■ REQUIRED WORK
Retype the whole listing verbatim and keep the pictures out of it.

■ COLLECTED DATA
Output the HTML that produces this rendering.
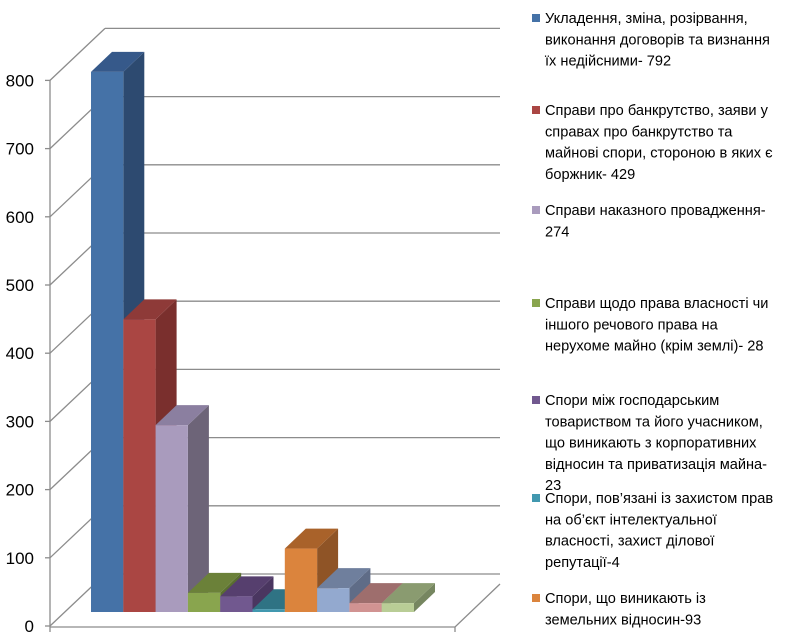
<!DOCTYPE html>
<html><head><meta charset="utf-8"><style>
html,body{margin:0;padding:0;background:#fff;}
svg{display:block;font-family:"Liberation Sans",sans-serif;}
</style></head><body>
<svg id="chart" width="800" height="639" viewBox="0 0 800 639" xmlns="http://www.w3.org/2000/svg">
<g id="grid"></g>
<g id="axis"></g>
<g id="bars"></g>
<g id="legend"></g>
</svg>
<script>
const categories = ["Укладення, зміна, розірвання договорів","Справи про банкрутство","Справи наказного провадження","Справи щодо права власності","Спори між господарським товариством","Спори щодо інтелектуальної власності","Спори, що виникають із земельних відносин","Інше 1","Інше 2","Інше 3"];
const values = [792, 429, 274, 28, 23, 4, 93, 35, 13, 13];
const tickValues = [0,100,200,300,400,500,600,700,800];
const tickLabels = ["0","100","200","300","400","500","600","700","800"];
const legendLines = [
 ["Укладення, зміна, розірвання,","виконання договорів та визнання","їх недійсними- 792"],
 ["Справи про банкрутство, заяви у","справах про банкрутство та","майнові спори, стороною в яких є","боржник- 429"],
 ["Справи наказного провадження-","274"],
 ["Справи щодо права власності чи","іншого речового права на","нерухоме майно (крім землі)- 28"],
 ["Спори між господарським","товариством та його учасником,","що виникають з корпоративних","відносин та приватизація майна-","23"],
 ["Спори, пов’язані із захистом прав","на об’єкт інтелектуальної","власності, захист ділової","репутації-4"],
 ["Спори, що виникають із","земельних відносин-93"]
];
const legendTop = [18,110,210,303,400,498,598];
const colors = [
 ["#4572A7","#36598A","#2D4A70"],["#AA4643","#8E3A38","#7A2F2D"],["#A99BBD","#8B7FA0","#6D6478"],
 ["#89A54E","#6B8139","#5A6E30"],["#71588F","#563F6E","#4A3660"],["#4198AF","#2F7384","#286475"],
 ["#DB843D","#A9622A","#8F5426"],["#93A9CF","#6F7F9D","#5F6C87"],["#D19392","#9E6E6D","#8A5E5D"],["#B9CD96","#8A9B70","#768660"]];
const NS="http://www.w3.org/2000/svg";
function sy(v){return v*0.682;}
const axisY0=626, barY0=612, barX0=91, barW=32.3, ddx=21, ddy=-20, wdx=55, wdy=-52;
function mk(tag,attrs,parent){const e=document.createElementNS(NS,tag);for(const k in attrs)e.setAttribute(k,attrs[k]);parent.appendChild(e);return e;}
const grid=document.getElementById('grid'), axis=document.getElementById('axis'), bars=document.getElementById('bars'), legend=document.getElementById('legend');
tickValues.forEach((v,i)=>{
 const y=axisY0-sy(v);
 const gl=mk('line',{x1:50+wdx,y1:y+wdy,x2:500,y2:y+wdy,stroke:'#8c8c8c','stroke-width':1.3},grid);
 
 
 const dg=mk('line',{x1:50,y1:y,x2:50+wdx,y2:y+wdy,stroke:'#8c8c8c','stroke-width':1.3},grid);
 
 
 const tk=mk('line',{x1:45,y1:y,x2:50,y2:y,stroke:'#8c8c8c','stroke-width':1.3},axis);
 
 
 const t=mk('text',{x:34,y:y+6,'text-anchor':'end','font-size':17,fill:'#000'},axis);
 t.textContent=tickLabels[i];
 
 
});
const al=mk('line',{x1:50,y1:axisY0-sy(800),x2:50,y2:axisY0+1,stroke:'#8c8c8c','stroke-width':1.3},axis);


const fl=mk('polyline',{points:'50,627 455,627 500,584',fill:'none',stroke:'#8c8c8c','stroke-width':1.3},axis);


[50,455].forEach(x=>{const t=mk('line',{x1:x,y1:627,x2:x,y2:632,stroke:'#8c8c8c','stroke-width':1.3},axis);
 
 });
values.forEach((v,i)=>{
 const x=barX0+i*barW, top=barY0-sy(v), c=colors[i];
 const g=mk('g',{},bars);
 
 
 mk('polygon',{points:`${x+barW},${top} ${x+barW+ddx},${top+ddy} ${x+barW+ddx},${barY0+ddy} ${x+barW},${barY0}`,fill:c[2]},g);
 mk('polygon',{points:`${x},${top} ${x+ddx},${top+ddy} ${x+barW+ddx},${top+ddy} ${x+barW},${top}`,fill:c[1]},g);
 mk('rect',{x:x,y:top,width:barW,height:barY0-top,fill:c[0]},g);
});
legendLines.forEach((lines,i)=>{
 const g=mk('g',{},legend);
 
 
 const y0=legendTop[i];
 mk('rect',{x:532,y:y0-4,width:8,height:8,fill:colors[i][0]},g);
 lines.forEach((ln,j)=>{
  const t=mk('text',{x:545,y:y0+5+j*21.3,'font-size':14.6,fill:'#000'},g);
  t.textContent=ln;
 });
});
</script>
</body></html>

■ EXERCISE RESULT
Output the HTML that produces this rendering.
<!DOCTYPE html>
<html><head><meta charset="utf-8"><style>
html,body{margin:0;padding:0;background:#fff;}
svg{display:block;font-family:"Liberation Sans",sans-serif;}
</style></head><body>
<svg id="chart" width="800" height="639" viewBox="0 0 800 639" xmlns="http://www.w3.org/2000/svg">
<g id="grid"></g>
<g id="axis"></g>
<g id="bars"></g>
<g id="legend"></g>
</svg>
<script>
const categories = ["Укладення, зміна, розірвання договорів","Справи про банкрутство","Справи наказного провадження","Справи щодо права власності","Спори між господарським товариством","Спори щодо інтелектуальної власності","Спори, що виникають із земельних відносин","Інше 1","Інше 2","Інше 3"];
const values = [792, 429, 274, 28, 23, 4, 93, 35, 13, 13];
const tickValues = [0,100,200,300,400,500,600,700,800];
const tickLabels = ["0","100","200","300","400","500","600","700","800"];
const legendLines = [
 ["Укладення, зміна, розірвання,","виконання договорів та визнання","їх недійсними- 792"],
 ["Справи про банкрутство, заяви у","справах про банкрутство та","майнові спори, стороною в яких є","боржник- 429"],
 ["Справи наказного провадження-","274"],
 ["Справи щодо права власності чи","іншого речового права на","нерухоме майно (крім землі)- 28"],
 ["Спори між господарським","товариством та його учасником,","що виникають з корпоративних","відносин та приватизація майна-","23"],
 ["Спори, пов’язані із захистом прав","на об’єкт інтелектуальної","власності, захист ділової","репутації-4"],
 ["Спори, що виникають із","земельних відносин-93"]
];
const legendTop = [18,110,210,303,400,498,598];
const colors = [
 ["#4572A7","#36598A","#2D4A70"],["#AA4643","#8E3A38","#7A2F2D"],["#A99BBD","#8B7FA0","#6D6478"],
 ["#89A54E","#6B8139","#5A6E30"],["#71588F","#563F6E","#4A3660"],["#4198AF","#2F7384","#286475"],
 ["#DB843D","#A9622A","#8F5426"],["#93A9CF","#6F7F9D","#5F6C87"],["#D19392","#9E6E6D","#8A5E5D"],["#B9CD96","#8A9B70","#768660"]];
const NS="http://www.w3.org/2000/svg";
function sy(v){return v*0.682;}
const axisY0=626, barY0=612, barX0=91, barW=32.3, ddx=21, ddy=-20, wdx=55, wdy=-52;
function mk(tag,attrs,parent){const e=document.createElementNS(NS,tag);for(const k in attrs)e.setAttribute(k,attrs[k]);parent.appendChild(e);return e;}
const grid=document.getElementById('grid'), axis=document.getElementById('axis'), bars=document.getElementById('bars'), legend=document.getElementById('legend');
tickValues.forEach((v,i)=>{
 const y=axisY0-sy(v);
 const gl=mk('line',{x1:50+wdx,y1:y+wdy,x2:500,y2:y+wdy,stroke:'#8c8c8c','stroke-width':1.3},grid);
 
 
 const dg=mk('line',{x1:50,y1:y,x2:50+wdx,y2:y+wdy,stroke:'#8c8c8c','stroke-width':1.3},grid);
 
 
 const tk=mk('line',{x1:45,y1:y,x2:50,y2:y,stroke:'#8c8c8c','stroke-width':1.3},axis);
 
 
 const t=mk('text',{x:34,y:y+6,'text-anchor':'end','font-size':17,fill:'#000'},axis);
 t.textContent=tickLabels[i];
 
 
});
const al=mk('line',{x1:50,y1:axisY0-sy(800),x2:50,y2:axisY0+1,stroke:'#8c8c8c','stroke-width':1.3},axis);


const fl=mk('polyline',{points:'50,627 455,627 500,584',fill:'none',stroke:'#8c8c8c','stroke-width':1.3},axis);


[50,455].forEach(x=>{const t=mk('line',{x1:x,y1:627,x2:x,y2:632,stroke:'#8c8c8c','stroke-width':1.3},axis);
 
 });
values.forEach((v,i)=>{
 const x=barX0+i*barW, top=barY0-sy(v), c=colors[i];
 const g=mk('g',{},bars);
 
 
 mk('polygon',{points:`${x+barW},${top} ${x+barW+ddx},${top+ddy} ${x+barW+ddx},${barY0+ddy} ${x+barW},${barY0}`,fill:c[2]},g);
 mk('polygon',{points:`${x},${top} ${x+ddx},${top+ddy} ${x+barW+ddx},${top+ddy} ${x+barW},${top}`,fill:c[1]},g);
 mk('rect',{x:x,y:top,width:barW,height:barY0-top,fill:c[0]},g);
});
legendLines.forEach((lines,i)=>{
 const g=mk('g',{},legend);
 
 
 const y0=legendTop[i];
 mk('rect',{x:532,y:y0-4,width:8,height:8,fill:colors[i][0]},g);
 lines.forEach((ln,j)=>{
  const t=mk('text',{x:545,y:y0+5+j*21.3,'font-size':14.6,fill:'#000'},g);
  t.textContent=ln;
 });
});
</script>
</body></html>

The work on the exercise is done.